Раздумья, черные и мрачные, прервал заполошный треск автоматных очередей…
Он какое-то время сидел, сцепив зубы, потом решил все-таки пойти. Какое-то болезненное любопытство влекло его пойти и посмотреть на то, что они натворили…
Когда он вышел, все было уже кончено. Старая «газелька» стояла на обочине, разбитая автоматными очередями. Водителя уже обыскали, сейчас он валялся в пыли, и кровь его была черной-черной. Братья вытаскивали убитых солдат, вся вина которых была в том, что они носили форму и их продали их же собственные офицеры, бросали на обочину, в ряд, а Хизри носился с камерой и снимал. Потом они встали рядом с убитыми солдатами, Хизри начал снимать.
– Такбир! – крикнул Ислам.
– Аллаху акбар!
– Такбир!
– Аллаху акбар!
– Такбир!
– Аллаху акбар!
– Все, поехали, – сказал Ислам.
– Подожди… надо селфи сделать.
– Что?
– Ну селфи. В Фейсбуке выложим, там сбор объявим. А… шайтан. Палку забыл.
– Палку?
– Ну, палку для селфи. Как теперь снимать?
– А без нее нельзя?
– Нельзя… шайтан…
Они обернулись и увидели Ислама.
– Эй, брат, на телефон нас сними, ради Аллаха.
Ислам подошел ближе.
– Да, подожди… подними повыше. Извини… тебя там не будет.
– Магомед не обидится, – сказал Ислам, перехватывая автомат и поднимая указательный палец в типичном ваххабитском жесте, – он скромный.
Еще через пару дней они обстреляли полицейскую машину на трассе – та не была бронирована, и все полицейские погибли. Потом поехали в соседний район и там выстрелили из гранатомета по зданию районной администрации.
Магомед не понимал такой джихад. Если так подумать, то это и не джихад вовсе. В Сирии, в Ираке, в Дагестане, по крайней мере, было все понятно – вот менты, вот армия. Вот мусульмане, которых они притесняют. Ради того, чтобы не было этих притеснений, и ведется джихад. А тут он ведется ради чего?

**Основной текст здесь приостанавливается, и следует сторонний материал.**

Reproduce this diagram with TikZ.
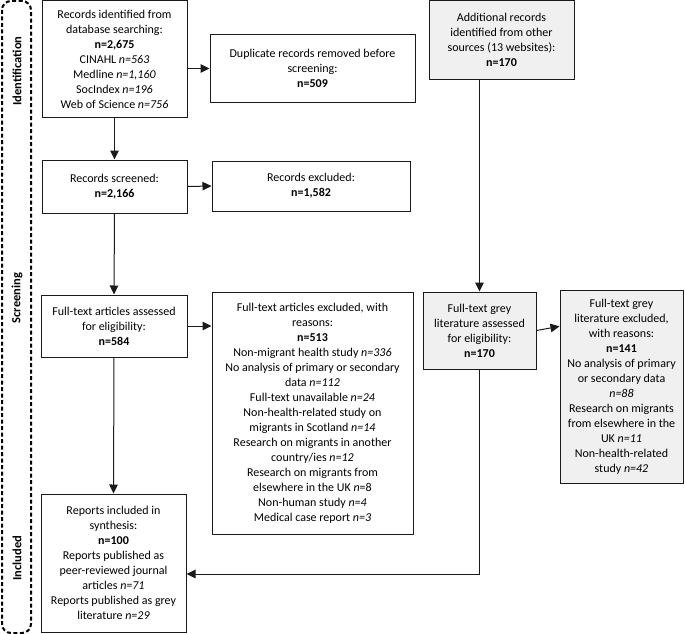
\documentclass[tikz,border=0pt]{standalone}
\usepackage{fontspec}
\setmainfont{Carlito}
\usetikzlibrary{arrows.meta,calc}
\definecolor{greybox}{HTML}{F0F0F0}
\definecolor{lineclr}{HTML}{1A1A1A}
\tikzset{
  box/.style={draw=lineclr, line width=1pt, fill=white, align=center, inner sep=2pt,
    font=\fontsize{12}{15}\selectfont},
  gbox/.style={box, fill=greybox},
  conn/.style={draw=lineclr, line width=1pt, -{Triangle[length=9pt,width=8.5pt]}},
  stage/.style={font=\fontsize{12.5}{15}\selectfont\bfseries, rotate=90},
  phasebox/.style={draw=black, line width=2pt, dash pattern=on 4pt off 2.5pt, rounded corners=9pt}
}
\begin{document}
\begin{tikzpicture}[x=1pt,y=-1pt]
\useasboundingbox (0,0) rectangle (685,634);
% phase frame
\draw[phasebox] (2,1) rectangle (31,633);
\node[stage] (lid) at (17,71) {Identification};
\node[stage] (lsc) at (17,298) {Screening};
\node[stage] (lin) at (17,558) {Included};

% boxes
\node[box, minimum width=145pt, minimum height=116pt] (A) at (114.5,59)
 {Records identified from\\database searching:\\\textbf{n=2,675}\\CINAHL \textit{n=563}\\Medline \textit{n=1,160}\\SocIndex \textit{n=196}\\Web of Science \textit{n=756}};
\node[box, minimum width=205pt, minimum height=67pt] (D) at (312.5,68.5)
 {Duplicate records removed before\\screening:\\\textbf{n=509}};
\node[gbox, minimum width=145pt, minimum height=78pt] (Ad) at (501.5,40)
 {Additional records\\identified from other\\sources (13 websites):\\\textbf{n=170}};
\node[box, minimum width=145pt, minimum height=53pt] (S) at (114.5,186.5)
 {Records screened:\\\textbf{n=2,166}};
\node[box, minimum width=198pt, minimum height=50pt] (E) at (311,186)
 {Records excluded:\\\textbf{n=1,582}};
\node[box, minimum width=146pt, minimum height=62pt] (F) at (114,326)
 {Full-text articles assessed\\for eligibility:\\\textbf{n=584}};
\node[box, minimum width=201pt, minimum height=242pt] (FE) at (312.5,413)
 {Full-text articles excluded, with\\reasons:\\\textbf{n=513}\\Non-migrant health study \textit{n=336}\\No analysis of primary or secondary\\data \textit{n=112}\\Full-text unavailable \textit{n=24}\\Non-health-related study on\\migrants in Scotland \textit{n=14}\\Research on migrants in another\\country/ies \textit{n=12}\\Research on migrants from\\elsewhere in the UK \textit{n}=8\\Non-human study \textit{n=4}\\Medical case report \textit{n=3}};
\node[gbox, minimum width=113pt, minimum height=77pt] (G1) at (479.5,330.5)
 {Full-text grey\\literature assessed\\for eligibility:\\\textbf{n=170}};
\node[gbox, minimum width=123pt, minimum height=193pt] (G2) at (621.5,386.5)
 {Full-text grey\\literature excluded,\\with reasons:\\\textbf{n=141}\\No analysis of primary\\or secondary data\\\textit{n=88}\\Research on migrants\\from elsewhere in the\\UK \textit{n=11}\\Non-health-related\\study \textit{n=42}};
\node[box, minimum width=145pt, minimum height=138pt] (I) at (113.5,563)
 {Reports included in\\synthesis:\\\textbf{n=100}\\Reports published as\\peer-reviewed journal\\articles \textit{n=71}\\Reports published as grey\\literature \textit{n=29}};

% connectors
\draw[conn] (A.east |- D.west) -- (D.west);
\draw[conn] (A.south) -- (S.north);
\draw[conn] (S.east) -- (E.west);
\draw[conn] (S.south) -- (F.north);
\draw[conn] (F.east) -- (F.east -| FE.west);
\draw[conn] (F.south) -- (I.north);
\draw[conn] (G1.north |- Ad.south) -- (G1.north);
\draw[conn] (G1.east) -- ($(G2.north west)!0.19!(G2.south west)$);
\coordinate (turn) at (479.5,574);
\draw[conn] (G1.south) -- (turn) -- (turn -| I.east);
\end{tikzpicture}
\end{document}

Понятно, что если есть притеснения – то это джихад вынужденный. А как назвать то, что они делают, – мусульмане пришли в другую страну, тоже мусульманскую, начали нападать на полицейские участки, органы власти – зачем? Ну, хорошо, они не правят по шариату, но разве местные мусульмане так уж угнетены? Вот их хозяин – хорошо он угнетен, если он покупает виллу за три миллиона долларов в Дубае! Каждому бы правоверному такого угнетения, и побольше! Здесь живут мусульмане, им никто не запрещает исповедовать ислам, и у них нормальное государство, с домами, дорогами, светом, машинами. А они вломились сюда без спроса и начали убивать.
Почему им приказали сделать это? И джихад ли это? Или это бандитизм, прикрытый словами о джихаде?
Ответ на свой вопрос Магомед получил в один прекрасный день, когда он встал (ночью были в засаде, но впустую), спустился вниз и увидел, что окна почему-то занавешены, везде полумрак, а на одной из стен висит черное полотнище и на нем флаг «Исламского государства».